__TASK__
Return the material exactly, first line through the line containing "const marksF = ['', '', ''];", and nothing more. Pictures stay out.

__STORED DATA__
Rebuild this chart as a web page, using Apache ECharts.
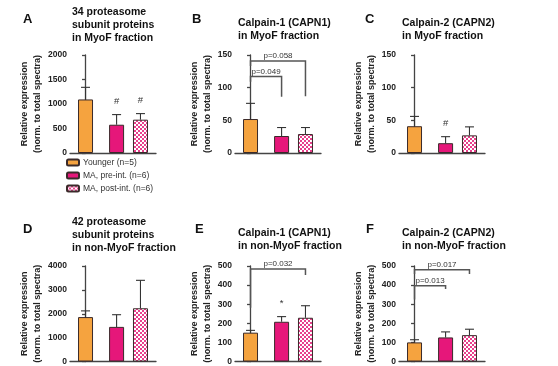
<!DOCTYPE html>
<html><head><meta charset="utf-8">
<script src="https://cdn.jsdelivr.net/npm/echarts@6/dist/echarts.min.js"></script>
<style>html,body{margin:0;padding:0;background:#fff}#c{width:558px;height:366px}</style>
</head><body><div id="c"></div>
<script>
// ---- data ----
const groups = ['Younger (n=5)', 'MA, pre-int. (n=6)', 'MA, post-int. (n=6)'];
const panelLetters = ['A', 'B', 'C', 'D', 'E', 'F'];
const panelTitles = [
  '34 proteasome\nsubunit proteins\nin MyoF fraction',
  'Calpain-1 (CAPN1)\nin MyoF fraction',
  'Calpain-2 (CAPN2)\nin MyoF fraction',
  '42 proteasome\nsubunit proteins\nin non-MyoF fraction',
  'Calpain-1 (CAPN1)\nin non-MyoF fraction',
  'Calpain-2 (CAPN2)\nin non-MyoF fraction'
];
const yAxisName = 'Relative expression\n(norm. to total spectra)';
const yMax = [2000, 150, 150, 4000, 500, 500];
const yStep = [500, 50, 50, 1000, 100, 100];

const meanA = [1093, 577, 680];  const sdA = [247, 207, 124];
const meanB = [52, 26, 29];      const sdB = [24, 13, 10];
const meanC = [41, 15, 27];      const sdC = [15, 10, 13];
const meanD = [1860, 1450, 2230]; const sdD = [260, 510, 1170];
const meanE = [151, 208, 229];   const sdE = [12, 27, 63];
const meanF = [100, 126, 138];   const sdF = [14, 29, 31];

const marksA = ['', '#', '#'];
const marksB = ['', '', ''];
const marksC = ['', '#', ''];
const marksD = ['', '', ''];
const marksE = ['', '*', ''];
const marksF = ['', '', ''];

const bracketsA = [];
const bracketsB = [
  {from: 0, to: 1, y: 117, left: 109, right: 86, label: 'p=0.049'},
  {from: 0, to: 2, y: 141, left: 133, right: 87, label: 'p=0.058'}
];
const bracketsC = [];
const bracketsD = [];
const bracketsE = [
  {from: 0, to: 2, y: 484, left: 281, right: 453, label: 'p=0.032'}
];
const bracketsF = [
  {from: 0, to: 1, y: 397, left: 325, right: 380, label: 'p=0.013'},
  {from: 0, to: 2, y: 480, left: 458, right: 458, label: 'p=0.017'}
];

const means = [meanA, meanB, meanC, meanD, meanE, meanF];
const sds = [sdA, sdB, sdC, sdD, sdE, sdF];
const marks = [marksA, marksB, marksC, marksD, marksE, marksF];
const brackets = [bracketsA, bracketsB, bracketsC, bracketsD, bracketsE, bracketsF];

// ---- layout / style ----
const FONT = 'Liberation Sans, Arial, sans-serif';
const xPos = [0, 1.3, 2.3];
const gridLeft = [70, 235, 399, 70, 235, 399];
const gridTop = [55, 55, 55, 266, 266, 266];
const gridH = [98, 98, 98, 97, 97, 97];
const gridW = 86;
const nameGap = [25, 18, 18, 25, 18, 18];
const titleLeft = [72, 238, 402, 72, 238, 402];
const titleTop = [5.5, 16.5, 16.5, 215.5, 226.5, 226.5];
const letterLeft = [23, 192, 365, 23, 195, 366];
const letterTop = [12, 12, 12, 222, 222, 222];

const ORANGE = '#F5A33F', PINK = '#E6177A';
const pc = document.createElement('canvas');
pc.width = 4; pc.height = 4;
const g = pc.getContext('2d');
g.fillStyle = '#ffffff'; g.fillRect(0, 0, 4, 4);
g.fillStyle = '#E8408C'; g.fillRect(0, 0, 2, 2); g.fillRect(2, 2, 2, 2);
const CHECK = {image: pc, repeat: 'repeat'};
const barColors = [ORANGE, PINK, CHECK];

const grid = [], xAxis = [], yAxis = [], series = [], title = [];
for (let p = 0; p < 6; p++) {
  grid.push({left: gridLeft[p], top: gridTop[p], width: gridW, height: gridH[p]});
  xAxis.push({
    type: 'value', gridIndex: p, min: -0.65, max: 2.95,
    axisLine: {show: true, onZero: false, lineStyle: {color: '#444', width: 1.3}},
    axisTick: {show: false}, axisLabel: {show: false}, splitLine: {show: false}
  });
  yAxis.push({
    type: 'value', gridIndex: p, min: 0, max: yMax[p], interval: yStep[p],
    name: yAxisName, nameLocation: 'middle', nameGap: nameGap[p], nameRotate: 90,
    nameTextStyle: {fontFamily: FONT, fontSize: 9, fontWeight: 'bold', color: '#222', lineHeight: 13},
    axisLine: {show: true, lineStyle: {color: '#444', width: 1.3}},
    axisTick: {show: true, length: 3.5, lineStyle: {color: '#444', width: 1.3}},
    axisLabel: {fontFamily: FONT, fontSize: 8.5, fontWeight: 'bold', color: '#222', margin: 3,
      formatter: v => String(v)},
    splitLine: {show: false}
  });
  title.push({
    text: panelTitles[p], left: titleLeft[p], top: titleTop[p], padding: 0,
    textStyle: {fontFamily: FONT, fontSize: 10.5, fontWeight: 'bold', color: '#111', lineHeight: 13}
  });
  title.push({
    text: panelLetters[p], left: letterLeft[p], top: letterTop[p], padding: 0,
    textStyle: {fontFamily: FONT, fontSize: 13, fontWeight: 'bold', color: '#111', lineHeight: 15}
  });
  for (let k = 0; k < 3; k++) {
    series.push({
      type: 'bar', name: groups[k], xAxisIndex: p, yAxisIndex: p,
      barWidth: 15, barGap: '-100%', silent: true,
      itemStyle: {color: barColors[k], borderColor: '#3a2a2a', borderWidth: 1},
      data: [[xPos[k], means[p][k]]], z: 2
    });
  }
  const mk = marks[p];
  series.push({
    type: 'custom', xAxisIndex: p, yAxisIndex: p, silent: true, z: 5,
    encode: {x: 0, y: [1, 2]},
    data: means[p].map((m, i) => [xPos[i], m, m + sds[p][i]]),
    renderItem: function (params, api) {
      const x = api.value(0), m = api.value(1), t = api.value(2);
      const p0 = api.coord([x, m]), p1 = api.coord([x, t]);
      const ch = [
        {type: 'line', shape: {x1: p0[0], y1: p0[1], x2: p1[0], y2: p1[1]}, style: {stroke: '#333', lineWidth: 1.1}},
        {type: 'line', shape: {x1: p1[0] - 4.5, y1: p1[1], x2: p1[0] + 4.5, y2: p1[1]}, style: {stroke: '#333', lineWidth: 1.1}}
      ];
      const s = mk[params.dataIndex];
      if (s) {
        ch.push({type: 'text', style: {text: s, x: p1[0], y: p1[1] - 13, align: 'center', verticalAlign: 'middle',
          fontFamily: FONT, fontSize: 9.5, fill: '#333'}});
      }
      return {type: 'group', children: ch};
    }
  });
  const br = brackets[p];
  if (br.length) {
    series.push({
      type: 'custom', xAxisIndex: p, yAxisIndex: p, silent: true, z: 6, clip: false,
      encode: {x: [0, 1], y: [2, 3, 4]},
      data: br.map(b => [xPos[b.from], xPos[b.to], b.y, b.left, b.right]),
      renderItem: function (params, api) {
        const b = br[params.dataIndex];
        const a = api.coord([api.value(0), api.value(2)]);
        const c = api.coord([api.value(1), api.value(2)]);
        const l = api.coord([api.value(0), api.value(3)]);
        const r = api.coord([api.value(1), api.value(4)]);
        return {type: 'group', children: [
          {type: 'polyline', shape: {points: [[l[0], l[1]], [a[0], a[1]], [c[0], c[1]], [r[0], r[1]]]},
            style: {stroke: '#555', lineWidth: 1.5, fill: null}},
          {type: 'text', style: {text: b.label, x: (a[0] + c[0]) / 2, y: a[1] - 5, align: 'center', verticalAlign: 'middle',
            fontFamily: FONT, fontSize: 8, fill: '#333'}}
        ]};
      }
    });
  }
}

const chart = echarts.init(document.getElementById('c'), null, {renderer: 'canvas'});
chart.setOption({
  animation: false,
  backgroundColor: '#fff',
  title: title,
  legend: {
    data: groups, orient: 'vertical', left: 66, top: 158, padding: 0,
    itemWidth: 12, itemHeight: 6, itemGap: 4, selectedMode: false,
    textStyle: {fontFamily: FONT, fontSize: 8.5, color: '#333', padding: [0, 0, 0, -1]}
  },
  grid: grid, xAxis: xAxis, yAxis: yAxis, series: series
});
</script>
</body></html>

__RESULT__
Rebuild this chart as a web page, using Apache ECharts.
<!DOCTYPE html>
<html><head><meta charset="utf-8">
<script src="https://cdn.jsdelivr.net/npm/echarts@6/dist/echarts.min.js"></script>
<style>html,body{margin:0;padding:0;background:#fff}#c{width:558px;height:366px}</style>
</head><body><div id="c"></div>
<script>
// ---- data ----
const groups = ['Younger (n=5)', 'MA, pre-int. (n=6)', 'MA, post-int. (n=6)'];
const panelLetters = ['A', 'B', 'C', 'D', 'E', 'F'];
const panelTitles = [
  '34 proteasome\nsubunit proteins\nin MyoF fraction',
  'Calpain-1 (CAPN1)\nin MyoF fraction',
  'Calpain-2 (CAPN2)\nin MyoF fraction',
  '42 proteasome\nsubunit proteins\nin non-MyoF fraction',
  'Calpain-1 (CAPN1)\nin non-MyoF fraction',
  'Calpain-2 (CAPN2)\nin non-MyoF fraction'
];
const yAxisName = 'Relative expression\n(norm. to total spectra)';
const yMax = [2000, 150, 150, 4000, 500, 500];
const yStep = [500, 50, 50, 1000, 100, 100];

const meanA = [1093, 577, 680];  const sdA = [247, 207, 124];
const meanB = [52, 26, 29];      const sdB = [24, 13, 10];
const meanC = [41, 15, 27];      const sdC = [15, 10, 13];
const meanD = [1860, 1450, 2230]; const sdD = [260, 510, 1170];
const meanE = [151, 208, 229];   const sdE = [12, 27, 63];
const meanF = [100, 126, 138];   const sdF = [14, 29, 31];

const marksA = ['', '#', '#'];
const marksB = ['', '', ''];
const marksC = ['', '#', ''];
const marksD = ['', '', ''];
const marksE = ['', '*', ''];
const marksF = ['', '', ''];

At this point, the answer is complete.